Het hof ziet (nog daargelaten dat het petitum geen daartoe strekkende vordering bevat) op grond van het voorgaande geen aanleiding om te bepalen dat enkel aan een derde een machtiging tot inzage wordt verstrekt dan wel dat de bijlagen enkel op de griffie ter inzage moeten worden gedeponeerd. Op dezelfde grond zal het verzoek om een mededelingsverbod in de zin van artikel 29 Rv op te leggen, worden afgewezen.
Het hof komt daarom tot het oordeel dat redelijkerwijze kan worden aangenomen dat een behoorlijke rechtsbedeling ook zonder verschaffing van de gevraagde gegevens is gewaarborgd en dat de vordering ten aanzien van deze onder ii. genoemde bescheiden daarom moet worden afgewezen.
Dit veronderstelt echter dat de door Moramplastics in haar grieven bepleite uitgangspunten voor de begroting van de schade (te weten een begroting op basis van de vervangingswaarde) juist zijn. De beoordeling van de wijze van begroting van de schade - waarop de grieven 5 en 6 zien - dient echter nog in de hoofdzaak aan de orde te komen. Daarom staat thans nog niet vast dat deze bescheiden ook daadwerkelijk relevant zijn. Moramplastics heeft niet, althans niet gemotiveerd gesteld - en dit is ook niet gebleken - dat Moramplastics ook belang heeft bij een berekening van de schade op basis van de vervangingswaarde, indien de schade op grond van de verkoopwaarde moet worden begroot.

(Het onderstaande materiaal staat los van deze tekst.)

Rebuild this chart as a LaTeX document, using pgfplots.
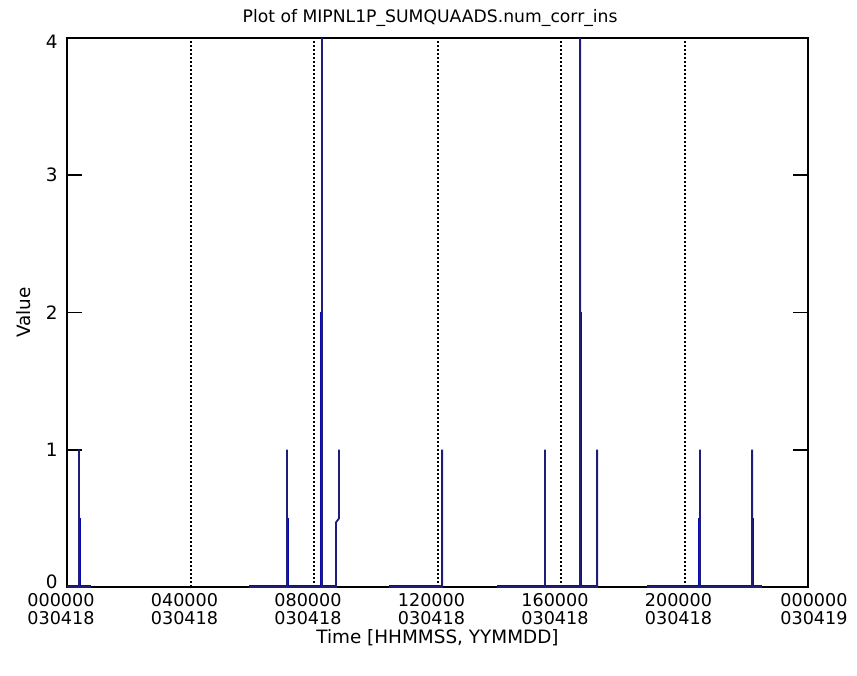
\documentclass[border=0pt]{standalone}
\usepackage{pgfplots}
\pgfplotsset{compat=1.18}
\usepackage{fontspec}
\setmainfont{DejaVu Sans}
\definecolor{thinblue}{RGB}{30,30,120}
\definecolor{thickblue}{RGB}{10,10,180}
\begin{document}
\fontsize{9}{7.5}\selectfont
\begin{tikzpicture}
\path[use as bounding box] (0,0) rectangle (428.5pt,337.5pt);
\begin{axis}[
  at={(33.5pt,44pt)}, anchor=south west,
  scale only axis, width=370.5pt, height=274.5pt,
  xmin=0, xmax=24, ymin=0, ymax=4,
  clip=false,
  axis line style={black, line width=0.8pt},
  xtick={0,4,8,12,16,20},
  xticklabels={{000000\\030418},{040000\\030418},{080000\\030418},{120000\\030418},{160000\\030418},{200000\\030418}},
  extra x ticks={24},
  extra x tick labels={{000000\\030419}},
  extra x tick style={xticklabel style={xshift=6pt}},
  xticklabel style={align=center, inner sep=0pt, yshift=-3pt, xshift=-3pt, font=\fontsize{8.8}{8.8}\selectfont},
  x tick style={draw=none},
  xmajorgrids, major grid style={black, line width=1pt, dash pattern=on 1.2pt off 0.8pt},
  ytick={0,1,2,3,4},
  ytick pos=both, tick align=inside,
  y tick style={black, line width=0.8pt},
  major tick length=7.5pt,
  yticklabel style={inner sep=0pt, xshift=-4.5pt, yshift={\ticknum==0 ? 2.5 : (\ticknum==4 ? -2 : 0)}, font=\fontsize{9.2}{8}\selectfont},
  /pgf/number format/assume math mode=true,
  title={Plot of MIPNL1P\_SUMQUAADS.num\_corr\_ins},
  title style={at={(axis description cs:0.49,1)}, anchor=center, yshift=4pt, inner sep=0pt, font=\fontsize{8.6}{9}\selectfont},
  xlabel={Time [HHMMSS, YYMMDD]},
  xlabel style={at={(axis description cs:0.5,0)}, anchor=center, yshift=-25.5pt, inner sep=0pt, font=\fontsize{9.2}{9}\selectfont},
  ylabel={Value},
  ylabel style={at={(axis description cs:-0.058,0.5)}, anchor=center, inner sep=0pt, font=\fontsize{9.2}{9}\selectfont},
  unbounded coords=jump,
]
% thick (overdrawn) parts: baselines and lower halves of spikes
\addplot[thickblue, line width=1.5pt] table[row sep=\\] {
x y\\
0 0\\ 0.78 0\\ nan nan\\
5.91 0\\ 8.71 0\\ nan nan\\
10.43 0\\ 12.15 0\\ nan nan\\
13.93 0\\ 17.17 0\\ nan nan\\
18.79 0\\ 22.51 0\\ nan nan\\
0.389 0\\ 0.389 0.5\\ nan nan\\
7.126 0\\ 7.126 0.5\\ nan nan\\
8.259 0\\ 8.259 2\\ nan nan\\
16.62 0\\ 16.62 2\\ nan nan\\
20.50 0\\ 20.50 0.5\\ nan nan\\
22.19 0\\ 22.19 0.5\\
};
% thin trace
\addplot[thinblue, line width=0.9pt] table[row sep=\\] {
x y\\
0 0\\ 0.389 0\\ 0.389 1\\ 0.389 0\\ 0.78 0\\ nan nan\\
5.91 0\\ 7.126 0\\ 7.126 1\\ 7.126 0\\ 8.259 0\\ 8.259 4\\ 8.259 0\\ 8.71 0\\ 8.71 0.47\\ 8.81 0.5\\ 8.81 1\\ nan nan\\
10.43 0\\ 12.15 0\\ 12.15 1\\ nan nan\\
13.93 0\\ 15.48 0\\ 15.48 1\\ 15.48 0\\ 16.62 0\\ 16.62 4\\ 16.62 0\\ 17.17 0\\ 17.17 1\\ nan nan\\
18.79 0\\ 20.50 0\\ 20.50 1\\ 20.50 0\\ 22.19 0\\ 22.19 1\\ 22.19 0\\ 22.51 0\\
};
\end{axis}
\end{tikzpicture}
\end{document}
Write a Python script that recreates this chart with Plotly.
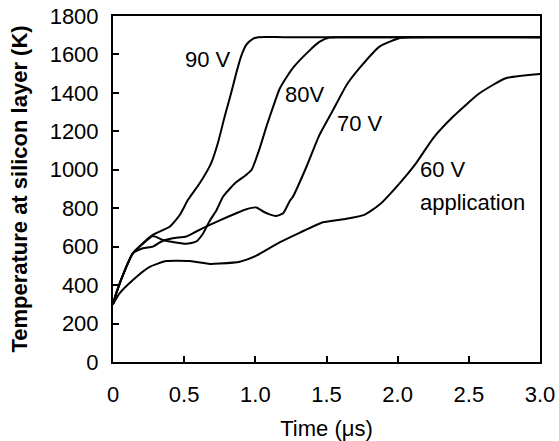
import plotly.graph_objects as go

# Time (µs) / temperature (K)
x_90 = [0, 0.023, 0.094, 0.14, 0.21, 0.28, 0.4, 0.47, 0.527, 0.609, 0.69, 0.737, 0.785, 0.83, 0.866, 0.9, 0.937, 0.98, 1.02, 1.2, 3.0]
y_90 = [300, 358, 496, 566, 618, 661, 705, 766, 844, 930, 1035, 1139, 1278, 1399, 1503, 1590, 1651, 1680, 1690, 1690, 1690]

x_80 = [0, 0.023, 0.094, 0.14, 0.21, 0.28, 0.352, 0.44, 0.515, 0.585, 0.634, 0.68, 0.727, 0.773, 0.857, 0.93, 0.974, 1.03, 1.08, 1.126, 1.17, 1.218, 1.27, 1.38, 1.45, 1.52, 1.6, 3.0]
y_80 = [300, 358, 496, 566, 615, 655, 635, 622, 615, 627, 670, 735, 790, 860, 930, 970, 1000, 1110, 1230, 1330, 1420, 1480, 1535, 1620, 1665, 1688, 1690, 1690]

x_70 = [0, 0.023, 0.094, 0.14, 0.21, 0.28, 0.34, 0.42, 0.515, 0.585, 0.68, 0.75, 0.866, 0.937, 1.007, 1.055, 1.1, 1.148, 1.196, 1.24, 1.264, 1.36, 1.45, 1.547, 1.64, 1.733, 1.875, 2.015, 2.1, 3.0]
y_70 = [300, 358, 496, 566, 592, 600, 627, 644, 653, 679, 713, 737, 774, 795, 804, 783, 768, 760, 774, 835, 860, 1017, 1180, 1312, 1440, 1530, 1642, 1686, 1690, 1690]

x_60 = [0, 0.047, 0.14, 0.258, 0.375, 0.54, 0.68, 0.75, 0.89, 1.007, 1.17, 1.31, 1.475, 1.64, 1.77, 1.873, 2.015, 2.13, 2.25, 2.39, 2.575, 2.76, 3.0]
y_60 = [300, 358, 427, 495, 525, 525, 510, 512, 522, 553, 622, 672, 727, 745, 767, 819, 931, 1035, 1165, 1277, 1398, 1476, 1498]

x_ticks = [0, 0.5, 1.0, 1.5, 2.0, 2.5, 3.0]
x_tick_text = ["0", "0.5", "1.0", "1.5", "2.0", "2.5", "3.0"]
y_ticks = [0, 200, 400, 600, 800, 1000, 1200, 1400, 1600, 1800]

FONT = "Liberation Sans, Arial, Helvetica, sans-serif"
FS = 22

fig = go.Figure()
for xs, ys in [(x_60, y_60), (x_70, y_70), (x_80, y_80), (x_90, y_90)]:
    fig.add_trace(go.Scatter(x=xs, y=ys, mode="lines",
                             line=dict(color="black", width=2, shape="spline", smoothing=0.5),
                             showlegend=False, hoverinfo="skip", cliponaxis=False))

labels = [
    ("90 V", 0.84, 1573, "right"),
    ("80V", 1.196, 1391, "left"),
    ("70 V", 1.557, 1243, "left"),
    ("60 V", 2.14, 1000, "left"),
    ("application", 2.14, 828, "left"),
]
for txt, lx, ly, anc in labels:
    fig.add_annotation(x=lx, y=ly, text=txt, showarrow=False, xanchor=anc, yanchor="middle",
                       font=dict(family=FONT, size=FS, color="black"))

fig.update_layout(
    width=559, height=441,
    margin=dict(l=113, r=19, t=16, b=79),
    paper_bgcolor="white", plot_bgcolor="white",
    font=dict(family=FONT, size=FS, color="black"),
)
fig.update_xaxes(range=[0, 3.0], tickvals=x_ticks, ticktext=x_tick_text,
                 ticks="inside", ticklen=6, tickwidth=1.5, tickcolor="black",
                 showline=True, linecolor="black", linewidth=2, mirror=True,
                 showgrid=False, zeroline=False, automargin=False,
                 ticklabeloverflow="allow",
                 tickfont=dict(family=FONT, size=FS), ticklabelstandoff=12,
                 title=dict(text="Time (\u03bcs)", font=dict(family=FONT, size=FS), standoff=14))
fig.update_yaxes(range=[0, 1800], tickvals=y_ticks,
                 ticks="inside", ticklen=6, tickwidth=1.5, tickcolor="black",
                 showline=True, linecolor="black", linewidth=2, mirror=True,
                 showgrid=False, zeroline=False, automargin=False,
                 ticklabeloverflow="allow",
                 tickfont=dict(family=FONT, size=FS), ticklabelstandoff=8,
                 title=dict(text="<b>Temperature at silicon layer (K)</b>",
                            font=dict(family=FONT, size=FS), standoff=16))

# remove the browser's default 8px body margin so the figure fills the window exactly
fig.write_html("out.html", config={"displayModeBar": False},
               post_script="document.body.style.margin='0';")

Daar komt bij dat, gelet op de aard en omvang van de genoemde bescheiden (zoals overzichten van de volledige naam van de producent en eventuele tussenhandelaren van de grasmaai- en andere machines die bij de brand verloren zijn gegaan, de fabricagekostprijs ten tijde van de brand van de grasmaaiers die bij de brand verloren zijn gegaan en de gerealiseerde opbrengsten en bruto winst per productsoort over 12 maanden voorafgaand en 12 maanden opvolgend aan de brand voor het afzetgebied dat de Nederlandse vestiging pleegde te bedienen) en het feit dat het om gegevens gaat van circa twaalf jaar geleden, voldoende aannemelijk is dat het een grote mate van inspanning en kosten van Deere zal vergen om de door Moramplastics gewenste bescheiden te achterhalen.
Gelet op enerzijds het rechtmatig belang van Moramplastics bij toewijzing van de vordering, en anderzijds het gegeven dat thans nog niet kan worden aangenomen dat de verlangde gegevens daadwerkelijk relevant zullen zijn in de hoofdprocedure, alsmede de inspanningen en kosten voor Deere die gemoeid zijn met het verkrijgen van de bescheiden, acht het hof het in dit stadium van de procedure prematuur om Deere te verplichten de bescheiden onder iii. tot en met xi. reeds thans over te leggen dan wel inzage te verstrekken in die bescheiden.
Indien die bescheiden op enig moment in de procedure wel relevant zullen worden, dan zal in beginsel de bewijslast van de schade op Deere rusten. Ook op dit punt moet daarom redelijkerwijze worden aangenomen dat een behoorlijke rechtsbedeling ook zonder verschaffing van de gevraagde gegevens is gewaarborgd en dat de vordering ten aanzien van de genoemde bescheiden daarom moet worden afgewezen.